No. 55.
Mr. Partridge to Mr. Fish.

No. 164.]

Sir: Notwithstanding the hope and belief here that the unsatisfactory relations with the Argentine Republic may not finally end in a war, the Brazilian fleet in the Plate has been re-enforced, now numbering ten vessels, under one of their chief naval commanders; recruiting is incessant, and it is evident from the other preparations that this government is desirous of being able at once to strike an effective blow, or a rapid series of them, in case the necessity should overtake them.

There is still no Argentine legation here, and it is thought by many who know the temper and disposition of Mr. Magalhaes, Baron Araguaya, that those qualities in the Brazilian minister there would not lean to concession.

To the complaints made by each of the parties against the other, arising out of the Brazilo-Paraguayan treaties, the continued occupation of Villa Occidental, and the armed occupation by the Argentines of the island of Martin Garcia, (in alleged violation of the guaranteed neutrality of the Plate, mentioned in Mr. Shannon’s No. 147,) are to be added, on the part of a large party in Buenos Ayres, the disappointment at the non-election of General Mitre to the Presidency, the success in the election there (though disputed) of Alsina, and the hopes of all the disappointed candidates and their friends that a declaration of war might bring about a revolution in the Argentine Republic, and so aid the chances of some one of those chiefs.
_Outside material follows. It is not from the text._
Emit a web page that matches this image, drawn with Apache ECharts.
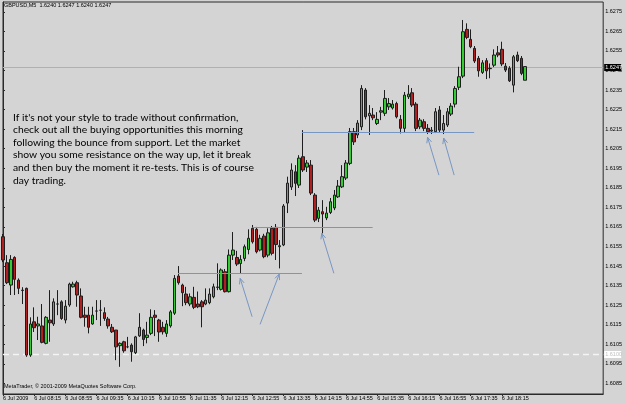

It is clear to any one who knows the want of resources on both sides to carry on a war, that that fact alone ought to be sufficient to prevent it; but every such person also knows that such a condition of affairs is very far from being a reason here) in fact, it often is a reason to them for proceeding.
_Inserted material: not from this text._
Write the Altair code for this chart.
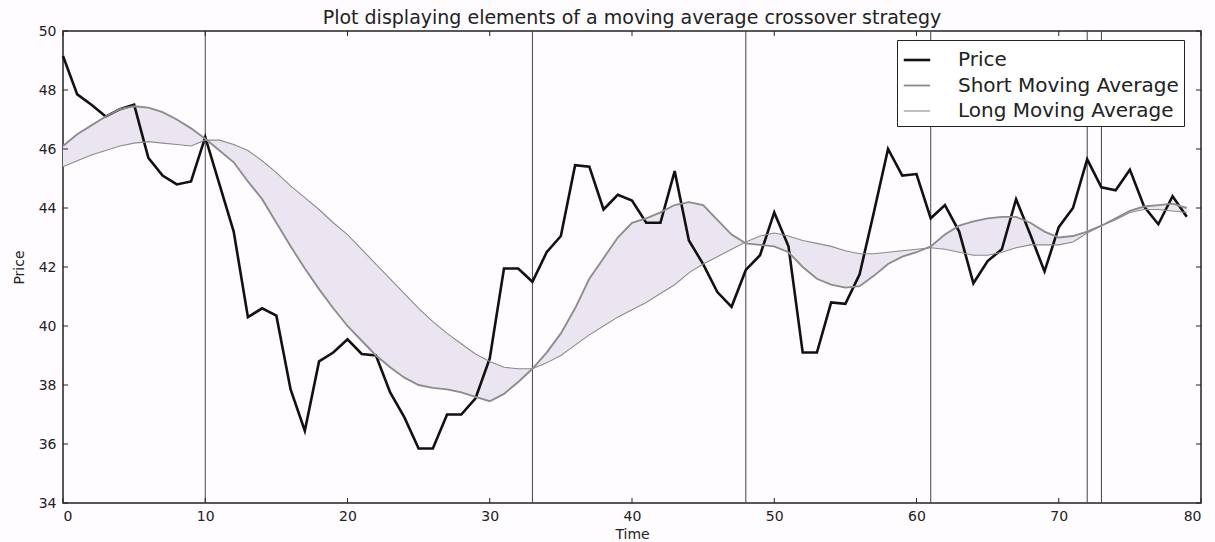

These threatenings of war have been very much believed in by the ministers of England and France, and there is reason to suppose that in consequence of their representations to their governments, they have been instructed to offer their mediation in case war should come.

One would suppose, however, from the former experience of the Anglo-French mediation in affairs of the River Plate Republic, (1838–1850,) that they, or at least England, would hesitate before getting again into such a business.

Since there is no United States minister there at present, I will endeavor to keep you informed of events there, as well as here, which bear upon this matter.

It has been said here by a person high placed in the government, that in case Brazil should find war inevitable, they would be in favor of the questions being referred for decision to the President of the United States.